Vos Naturalistes prétendant, je le sçai, que le passage des productions de la mer en celles de la terre n’est pas possible, non plus que le changement de certaines substances en d’autres, leur essence étant incommuable. J’aurai lieu dans la suite d’examiner cette question. Du reste s’il est vrai, comme on n’en peut douter, qu’il se trouve dans la mer diverses sortes d’arbres, qu’il croît dans la mer Rouge des champignons de plusieurs espèces très-parfaites, qui molles au commencement se pétrifient dans la suite ; que toutes les mers produisent une infinité d’herbes différentes, même bonnes à manger ; pourquoi ne croirions-nous pas que la semence de ces choses a donné lieu à celles que nous voyons sur la terre, & dont nous faisons notre nourriture ? Lorsque par le reflux la mer a baissé sur les côtes d’Irlande, les habitans vont arracher des rochers une herbe frisée très-bonne à manger semblable à la chicorée. Ils la salent, & la mettent dans des barils. Les Plongeurs du Chily en vont cueillir aussi dans le fonds de la mer à trois ou quatre brasses, & la nomment du Goimon, qu’ils aiment fort. Notre chicorée frisée est provenue vraisemblablement de cette plante marine. C’est ainsi, comme j’en suis persuadé, que la terre se revêtit d’abord d’herbes & de plantes que la mer enfermoit dans ses eaux ; c’est en cette sorte que les terreins que les flots abandonnent, arrosés de l’eau des pluies & des rivières nous offrent tous les jours des arbres & des plantes nouvelles.

A mesure donc que ces plantes sous-aquatiques dont je vous parlois d’abord se découvriront & nous enrichiront de nouveaux biens, les rivières de l’Europe s’étendront aussi de jour en jour, en suivant par les terreins découverts la mer qui les sépare de l’Amérique.
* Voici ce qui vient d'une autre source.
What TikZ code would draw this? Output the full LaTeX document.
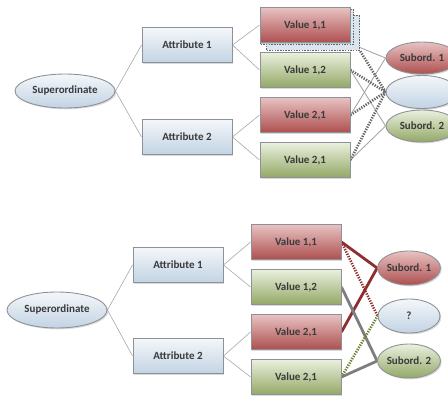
\documentclass[tikz,border=0pt]{standalone}
\usepackage{fontspec}
\setmainfont{Carlito}
\usetikzlibrary{shapes.geometric,shadows,backgrounds}
\definecolor{txt}{HTML}{3A3A3A}
\definecolor{edge}{HTML}{8E9296}
\definecolor{lnk}{HTML}{A8A8A8}
\definecolor{bluetop}{HTML}{F4F7FA}
\definecolor{bluebot}{HTML}{C2D3E4}
\definecolor{redtop}{HTML}{E8C2C2}
\definecolor{redbot}{HTML}{AE4F4F}
\definecolor{greentop}{HTML}{EAF0DE}
\definecolor{greenbot}{HTML}{93A867}
\definecolor{darkred}{HTML}{8E2E2E}
\definecolor{olive}{HTML}{6E7F34}
\definecolor{thickgray}{HTML}{7E7E7E}
\definecolor{dotgray}{HTML}{666666}
\tikzset{
  base/.style={draw=edge, line width=0.9pt, text=txt, font=\bfseries\fontsize{11}{13}\selectfont,
    drop shadow={opacity=0.3, shadow xshift=1.3pt, shadow yshift=-1.3pt}},
  boxnode/.style={base, rectangle, minimum width=90pt, minimum height=35pt, inner sep=0pt},
  ellnode/.style={base, ellipse, minimum height=34pt, inner sep=0pt},
  blue/.style={shading=axis, top color=bluetop, bottom color=bluebot},
  red/.style={shading=axis, top color=redtop, bottom color=redbot},
  green/.style={shading=axis, top color=greentop, bottom color=greenbot},
  tree/.style={draw=lnk, line width=0.6pt},
  thinlink/.style={draw=lnk, line width=0.9pt},
  dotlink/.style={draw=dotgray, line width=2.6pt, dash pattern=on 1.3pt off 1.3pt},
  shadowbox/.style={draw=dotgray, line width=1.6pt, dash pattern=on 1.5pt off 1.2pt, fill=bluebot!60,
    minimum width=93pt, minimum height=35pt, inner sep=0pt},
  redlink/.style={draw=darkred, line width=2.8pt},
  graylink/.style={draw=thickgray, line width=2.8pt},
  reddot/.style={draw=darkred, line width=2.6pt, dash pattern=on 1.3pt off 1.3pt},
  greendot/.style={draw=olive, line width=2.6pt, dash pattern=on 1.3pt off 1.3pt},
}
\begin{document}
\begin{tikzpicture}[x=1pt,y=-1pt]
\useasboundingbox (0,0) rectangle (448,398);
% ---------------- top panel ----------------
\node[shadowbox] (sha) at (313,33) {};
\node[shadowbox] (shb) at (307,27) {};
\coordinate (shc) at (sha.south east);
\node[ellnode, blue, minimum width=100pt] (tsup) at (65,91) {Superordinate};
\node[boxnode, blue] (ta1) at (187,45) {Attribute 1};
\node[boxnode, blue] (ta2) at (187,137) {Attribute 2};
\node[boxnode, red] (tv11) at (305,25) {Value 1,1};
\node[boxnode, green] (tv12) at (305,70) {Value 1,2};
\node[boxnode, red] (tv21) at (305,115) {Value 2,1};
\node[boxnode, green] (tv22) at (305,160) {Value 2,1};
\node[ellnode, red, minimum width=72pt, minimum height=32pt] (ts1) at (422,58) {Subord. 1};
\node[ellnode, blue, minimum width=72pt, minimum height=33pt] (tq) at (422,92) {};
\node[ellnode, green, minimum width=72pt, minimum height=32pt] (ts2) at (422,126) {Subord. 2};
% ---------------- bottom panel ----------------
\node[ellnode, blue, minimum width=100pt, minimum height=36pt] (bsup) at (57,310) {Superordinate};
\node[boxnode, blue] (ba1) at (178,265) {Attribute 1};
\node[boxnode, blue] (ba2) at (178,356) {Attribute 2};
\node[boxnode, red] (bv11) at (296,242) {Value 1,1};
\node[boxnode, green] (bv12) at (296,287) {Value 1,2};
\node[boxnode, red] (bv21) at (296,332) {Value 2,1};
\node[boxnode, green] (bv22) at (296,377) {Value 2,1};
\node[ellnode, red, minimum width=62pt] (bs1) at (409,268) {Subord. 1};
\node[ellnode, blue, minimum width=62pt] (bq) at (409,316) {?};
\node[ellnode, green, minimum width=62pt] (bs2) at (409,361) {Subord. 2};
\begin{scope}[on background layer]
\draw[tree] (tsup.east) -- (ta1.west);
\draw[tree] (tsup.east) -- (ta2.west);
\draw[tree] (ta1.east) -- (tv11.west);
\draw[tree] (ta1.east) -- (tv12.west);
\draw[tree] (ta2.east) -- (tv21.west);
\draw[tree] (ta2.east) -- (tv22.west);
\draw[thinlink] (tv11.center) -- (ts1.west);
\draw[thinlink] (tv21.east) -- (ts1.west);
\draw[thinlink] (tv12.east) -- (ts2.west);
\draw[thinlink] (tv22.east) -- (ts2.west);
\draw[dotlink] (shc) -- (tq.west);
\draw[dotlink] (tv12.east) -- (tq.west);
\draw[dotlink] (tv21.east) -- (tq.west);
\draw[dotlink] (tv22.east) -- (tq.west);
\draw[tree] (bsup.east) -- (ba1.west);
\draw[tree] (bsup.east) -- (ba2.west);
\draw[tree] (ba1.east) -- (bv11.west);
\draw[tree] (ba1.east) -- (bv12.west);
\draw[tree] (ba2.east) -- (bv21.west);
\draw[tree] (ba2.east) -- (bv22.west);
\draw[redlink] (bv11.east) -- (bs1.west);
\draw[redlink] (bv21.east) -- (bs1.west);
\draw[graylink] (bv12.east) -- (bs2.west);
\draw[graylink] (bv22.east) -- (bs2.west);
\draw[reddot] (bv11.east) -- (bq.west);
\draw[greendot] (bv22.east) -- (bq.west);
\end{scope}
\end{tikzpicture}
\end{document}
Les rivières de l’Amérique s’avanceront de leur côté vers l’Europe au travers des terreins que la mer aura abandonnés ; jusqu’à ce que ces rivières se rencontrent ou aboutissent toutes à l’endroit le plus profond, & y forment un lac. Tel est celui de la mer Caspienne, dans laquelle viennent se rendre plusieurs rivières de toutes les parties de l’Asie. Des pluies qui tomberont ensuite sur les nouveaux terreins, il se formera aussi des ruisseaux ; & ces ruisseaux produiront des rivières, qui augmentant la fertilité de ces terres vierges, fourniront aux hommes & aux animaux de ces nouveaux pays les choses nécessaires à leur subsistance.

Mais avant que l’Océan découvre les vastes terreins qu’il cache d’Europe en Amérique, une infinité d’autres prêts à paroître en cent endroits de la mer donneront lieu à la multiplication du genre humain, en multipliant & prolongeant les terreins dont il tire sa subsistance. Tels sont les bas-fonds qu’on remarque entre la Corse & l’isle de Mayorque ; tel est notre archipel, ou la mer Blanche, qui a si peu de fond, & une infinité d’endroits de la Méditerranée. Tels sont l’Archipel de S. Lazare dans les Indes, le grand banc de Terre-neuve, ces mers si peu profondes qui séparent l’Angleterre de la Norvège, celles qui baignent les côtes d’Allemagne, de Hollande, de France. Telle est dans la mer Baltique cette chaîne de montagnes appellée le Borneur, & mille autres pareilles que la Nature s’empresse d’offrir à nos yeux. Le bassin même de la Méditerranée, ceux de la mer Caspienne & de la mer Baltique seront desséchés long-tems avant que l’Océan nous laisse le chemin libre pour aller par terre en Amérique.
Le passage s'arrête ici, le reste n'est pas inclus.